Kate Wynja was in position to make a lot of people happy this past June. She ready to defend her individual title in the South Dakota Class A Golf Championship, and her team, Sioux Falls Christian, was among the favorites for the team honors. On top of that, her coach, Don Gaarnas, was coaching his final tournament. As a senior, she was poised to not only repeat as state medalist but to send herself and her entire golf family out in style.

She appeared to have accomplished all those goals with a four-stroke victory over her closest competitor. “When she came off that last green, she dropped her club and gave me a hug,” Gaarnas said. “We were both crying. The team was crying.” But after signing and turning in her scorecard and seeing her name atop the leaderboard, Kate felt uneasy. She double-checked the card she kept for herself as a backup.

“When I compared the two, they didn’t add up. I knew I made the mistake on the official card,” she saidKate had entered a 4 for her score on the 18th on the official card. She had entered a 5 − her actual score − on the card she kept for herself. No one else had noticed the error: neither Gaarnas nor the spotter nor the tournament director who accompanied Kate on the final holes. Keeping quiet would have been so easy and would have kept so many people so happy.
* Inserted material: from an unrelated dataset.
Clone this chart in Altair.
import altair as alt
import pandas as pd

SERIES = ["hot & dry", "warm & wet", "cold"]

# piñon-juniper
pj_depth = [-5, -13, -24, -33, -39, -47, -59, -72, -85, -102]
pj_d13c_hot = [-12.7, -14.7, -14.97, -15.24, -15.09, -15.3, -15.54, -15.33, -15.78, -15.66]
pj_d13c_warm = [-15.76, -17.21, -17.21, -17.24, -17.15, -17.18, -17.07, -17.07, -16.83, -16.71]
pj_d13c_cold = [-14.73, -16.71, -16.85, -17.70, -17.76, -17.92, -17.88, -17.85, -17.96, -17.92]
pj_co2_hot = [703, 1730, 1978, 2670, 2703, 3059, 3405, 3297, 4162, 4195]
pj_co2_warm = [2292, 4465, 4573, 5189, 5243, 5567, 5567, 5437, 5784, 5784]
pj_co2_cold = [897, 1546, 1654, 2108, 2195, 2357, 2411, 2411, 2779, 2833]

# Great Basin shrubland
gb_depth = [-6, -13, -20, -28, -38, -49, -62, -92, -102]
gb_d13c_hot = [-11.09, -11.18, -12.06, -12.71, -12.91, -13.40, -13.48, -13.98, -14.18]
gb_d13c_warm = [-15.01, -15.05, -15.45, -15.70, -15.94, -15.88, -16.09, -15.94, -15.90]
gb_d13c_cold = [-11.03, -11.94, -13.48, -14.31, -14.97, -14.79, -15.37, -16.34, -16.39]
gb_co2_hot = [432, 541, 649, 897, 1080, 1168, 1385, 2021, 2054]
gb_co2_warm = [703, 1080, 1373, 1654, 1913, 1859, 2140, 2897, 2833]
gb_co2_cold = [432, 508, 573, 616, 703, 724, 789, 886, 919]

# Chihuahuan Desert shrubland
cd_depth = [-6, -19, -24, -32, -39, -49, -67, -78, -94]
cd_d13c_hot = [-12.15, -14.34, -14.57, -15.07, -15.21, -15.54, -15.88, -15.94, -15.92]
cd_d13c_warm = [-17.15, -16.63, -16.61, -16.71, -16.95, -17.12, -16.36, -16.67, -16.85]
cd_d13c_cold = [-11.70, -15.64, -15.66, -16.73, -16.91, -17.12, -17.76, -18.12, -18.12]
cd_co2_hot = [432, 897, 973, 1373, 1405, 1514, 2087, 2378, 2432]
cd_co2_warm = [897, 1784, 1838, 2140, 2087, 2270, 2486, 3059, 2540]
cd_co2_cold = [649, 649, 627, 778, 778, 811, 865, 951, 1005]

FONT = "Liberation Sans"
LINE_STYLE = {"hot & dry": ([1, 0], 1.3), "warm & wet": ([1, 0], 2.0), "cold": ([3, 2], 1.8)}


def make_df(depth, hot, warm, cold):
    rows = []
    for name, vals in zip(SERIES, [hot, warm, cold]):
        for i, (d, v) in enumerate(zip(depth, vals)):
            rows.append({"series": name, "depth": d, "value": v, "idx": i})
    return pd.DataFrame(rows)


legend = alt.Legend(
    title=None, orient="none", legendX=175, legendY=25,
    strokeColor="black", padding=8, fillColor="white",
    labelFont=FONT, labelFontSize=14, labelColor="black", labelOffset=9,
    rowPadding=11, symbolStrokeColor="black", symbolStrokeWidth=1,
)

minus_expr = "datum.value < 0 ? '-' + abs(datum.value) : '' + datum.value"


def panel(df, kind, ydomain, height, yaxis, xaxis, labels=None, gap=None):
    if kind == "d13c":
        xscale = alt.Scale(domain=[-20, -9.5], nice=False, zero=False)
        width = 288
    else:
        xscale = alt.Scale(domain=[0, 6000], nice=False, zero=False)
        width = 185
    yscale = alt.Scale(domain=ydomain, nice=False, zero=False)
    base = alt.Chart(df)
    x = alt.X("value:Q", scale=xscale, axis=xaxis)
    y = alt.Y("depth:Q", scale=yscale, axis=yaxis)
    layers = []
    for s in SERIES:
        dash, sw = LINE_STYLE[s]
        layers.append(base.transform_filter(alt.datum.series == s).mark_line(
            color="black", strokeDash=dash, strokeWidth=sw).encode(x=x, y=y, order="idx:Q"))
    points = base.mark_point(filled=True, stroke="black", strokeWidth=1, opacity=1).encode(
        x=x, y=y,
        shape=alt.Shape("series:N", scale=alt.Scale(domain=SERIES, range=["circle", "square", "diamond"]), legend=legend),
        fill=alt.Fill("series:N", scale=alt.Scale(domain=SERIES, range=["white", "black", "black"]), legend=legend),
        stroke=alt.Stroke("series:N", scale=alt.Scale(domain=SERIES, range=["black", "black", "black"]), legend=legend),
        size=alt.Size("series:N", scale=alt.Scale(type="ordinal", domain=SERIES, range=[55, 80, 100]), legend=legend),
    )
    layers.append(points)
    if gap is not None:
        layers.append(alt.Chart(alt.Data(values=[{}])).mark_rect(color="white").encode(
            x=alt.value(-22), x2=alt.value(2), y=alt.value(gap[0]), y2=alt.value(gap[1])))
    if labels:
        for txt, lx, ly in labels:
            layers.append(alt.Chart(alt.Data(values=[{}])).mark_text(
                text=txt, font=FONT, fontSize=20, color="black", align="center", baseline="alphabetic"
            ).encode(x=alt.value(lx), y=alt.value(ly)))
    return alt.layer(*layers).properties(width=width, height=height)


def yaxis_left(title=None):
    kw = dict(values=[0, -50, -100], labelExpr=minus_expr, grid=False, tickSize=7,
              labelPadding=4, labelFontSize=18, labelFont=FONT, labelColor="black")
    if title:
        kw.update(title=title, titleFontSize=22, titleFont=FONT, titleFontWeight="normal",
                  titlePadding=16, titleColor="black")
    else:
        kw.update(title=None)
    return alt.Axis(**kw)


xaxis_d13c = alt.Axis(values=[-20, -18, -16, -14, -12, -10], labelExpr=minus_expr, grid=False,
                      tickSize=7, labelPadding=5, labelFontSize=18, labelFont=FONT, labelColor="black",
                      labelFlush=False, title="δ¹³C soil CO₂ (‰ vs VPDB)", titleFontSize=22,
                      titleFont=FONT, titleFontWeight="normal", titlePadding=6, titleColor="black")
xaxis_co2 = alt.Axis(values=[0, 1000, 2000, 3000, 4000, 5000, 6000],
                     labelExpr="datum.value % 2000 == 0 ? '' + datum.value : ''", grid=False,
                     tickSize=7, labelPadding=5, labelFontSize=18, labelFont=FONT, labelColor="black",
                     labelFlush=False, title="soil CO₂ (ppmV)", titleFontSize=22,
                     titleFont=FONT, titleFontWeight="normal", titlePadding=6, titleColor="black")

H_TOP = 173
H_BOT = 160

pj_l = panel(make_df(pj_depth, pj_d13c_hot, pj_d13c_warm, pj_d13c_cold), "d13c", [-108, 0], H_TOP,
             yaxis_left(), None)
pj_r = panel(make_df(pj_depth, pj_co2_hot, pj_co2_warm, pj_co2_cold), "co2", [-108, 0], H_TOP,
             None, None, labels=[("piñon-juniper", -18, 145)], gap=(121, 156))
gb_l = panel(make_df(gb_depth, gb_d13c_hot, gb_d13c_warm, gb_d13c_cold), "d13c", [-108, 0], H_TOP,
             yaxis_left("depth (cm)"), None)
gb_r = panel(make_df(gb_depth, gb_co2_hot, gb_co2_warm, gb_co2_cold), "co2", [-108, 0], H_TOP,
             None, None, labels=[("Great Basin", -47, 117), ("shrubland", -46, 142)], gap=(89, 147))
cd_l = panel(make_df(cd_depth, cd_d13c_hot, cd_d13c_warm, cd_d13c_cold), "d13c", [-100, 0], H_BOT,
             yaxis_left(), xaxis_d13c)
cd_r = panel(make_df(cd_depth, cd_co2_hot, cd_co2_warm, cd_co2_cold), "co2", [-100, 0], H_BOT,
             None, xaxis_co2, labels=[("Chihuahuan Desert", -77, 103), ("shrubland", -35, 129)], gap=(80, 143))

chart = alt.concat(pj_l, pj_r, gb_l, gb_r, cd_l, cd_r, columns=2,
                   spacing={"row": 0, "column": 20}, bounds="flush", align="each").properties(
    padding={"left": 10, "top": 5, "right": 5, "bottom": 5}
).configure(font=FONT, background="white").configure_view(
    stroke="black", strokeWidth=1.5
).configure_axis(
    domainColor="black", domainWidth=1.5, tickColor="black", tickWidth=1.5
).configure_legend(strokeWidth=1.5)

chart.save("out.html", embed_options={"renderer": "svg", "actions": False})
But it wasn’t honest or right. So, Kate went straight to Gaarnas, who was in the middle of hugs and handshakes from competitors and well-wishers. Kate tapped him on the shoulder and told him what happened. They went straight to the officials to report signing an incorrect scorecard. Even though she had won by multiple strokes, rules dictated that she be disqualified. Without her score, Sioux Falls Christian fell to second.

Because the error was hers, Kate insisted on breaking the news to her teammates. “That was the hardest part,” she said. But instead of hurt feelings or the silent treatment on the ride home, “They weren’t upset at all. They were glad that I did the right thing.” From there, news spread through the golf world. When Jack Nicklaus found out about Wynja’s act of integrity, he commended her on Twitter: “I love the uniquely special characteristics of the game of golf, even when it is sometimes tough love. Congrats to this young lady for using golf as a vehicle to teach us all life lessons on honesty and integrity.” The two met in September, when Nicklaus played in a portion of the Champions Tour event in Sioux Falls. The two shared a hug. He again congratulated her and wished her luck. “You’ll do well,” Jack said. “With an attitude like you have, you’re going to do well.”

More important to her, though, was the outpouring of messages she received from parents nationwide. “That was one of the biggest things for me, that people outside of golf see this as important to share with their kids,” she said. “It’s surprising that it’s gotten this big and important. But it is a big deal for people to know that when faced with a decision about success or honesty, this is the right choice.”

Now a freshman at Northwestern College in Orange City, Iowa, Kate has started a new season with new teammates that also praised her sportsmanship. “They messaged me right away in support, and my coaches said they were so proud of me,” Kate said. “This team focuses on honesty and integrity, too. It’s awesome to represent that. Being the best is so important to so many people in this world, but it’s more important to keep in mind the bigger things, like honesty and telling the truth.”